Dzieci z Nędzy spotkały się z piratami! Poznały pirackie opowieści, gry i zabawy, rozpaliły ogień, na którym smażyły się kiełbasy dla prawdziwych odkrywców skarbów.
Wszyscy zasmakowali zwycięstwa i wspólnie odnaleźli piracki skarb! Jednak nie było łatwo. Po drodze musieli sprostać wielu zadaniom i wyzwaniom, zyskując rozmaite odznaki. Każda drużyna, która poznała właścicielkę smoczego jaja, musiała stworzyć dlań lądowisko, aby jajo bezpiecznie dotarło do domu. Do dyspozycji młodzi śmiałkowie mieli jedynie worki na śmieci, kilka balonów, gumki recepturki i taśmę klejącą. Każda drużyna, która sprostała zadaniu zyskała odznakę smoka.
Kolejnym zadaniem było namalowanie za pomocą jednego mazaka w pięciu rękach wizerunku pirata, oraz stworzenie kapelusza dla kapitana, który swój kapelusz zgubił. Za tę sprawność zyskiwali odznakę kapitana.
Następnym punktem na mapie skarbów było spotkanie z wiedźminem, który tworzył wywar. Potrzebował on kilku rzadko spotykanych ziół, które dzieci musiały same znaleźć i dołożyć do wywaru. Po wykonaniu zadania cieszyły się odznaką eliksiru. Na drodze spotkali także bukaniera bez ręki, który nie był w stanie sam złowić ryb. Młodzi śmiałkowie pomogli mu w zadaniu, zyskując w ten sposób odznakę rybaka.
Przedostatnim punktem podróży było spotkanie z piratką, która dała młodym poszukiwaczom trudne zadanie przemalowania pirackiego pejzażu. Nagrodą była odznaka pirackiego artysty. Ostatnim punktem na drodze szczurków lądowych był klucznik, który za otworzenie drzwi pobierał opłatę pięciu odznak i odegranie pirackiego teatru.
Na metę dotarli wszyscy przyszli piraci, którzy wspólnie cieszyli się ogromem skarbu. Każdy z poszukiwaczy otrzymał upominek, a kolejnym punktem spotkania z piratami był przemarsz na ognisko, na którym mogli upiec „upolowaną” zwierzynę w postaci pysznych kiełbas i bagietek. Były gry i zabawy.
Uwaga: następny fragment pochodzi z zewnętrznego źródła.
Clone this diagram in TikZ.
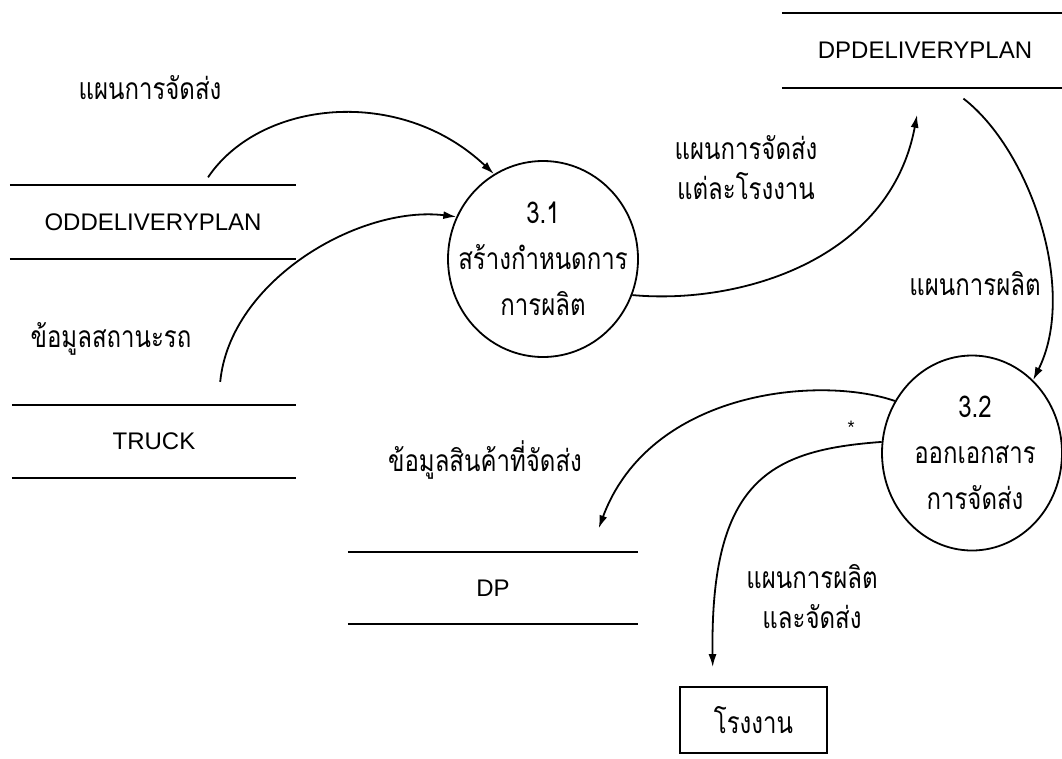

Na pytanie: „co podczas zabawy było najtrudniejsze?” każda drużyna miała inną odpowiedź.
Gra miała na celu nauczenie dzieci pracy w grupie, radzenia sobie z problemami i przeciwnościami. Dzieci musiały najszybciej uzyskać wszystkie sprawności i dostać się do skarbu! – Ten dzień będziemy bardzo dobrze wspominać! Nigdy tak dobrze się nie bawiłam! – stwierdziła jedna z uczestniczek.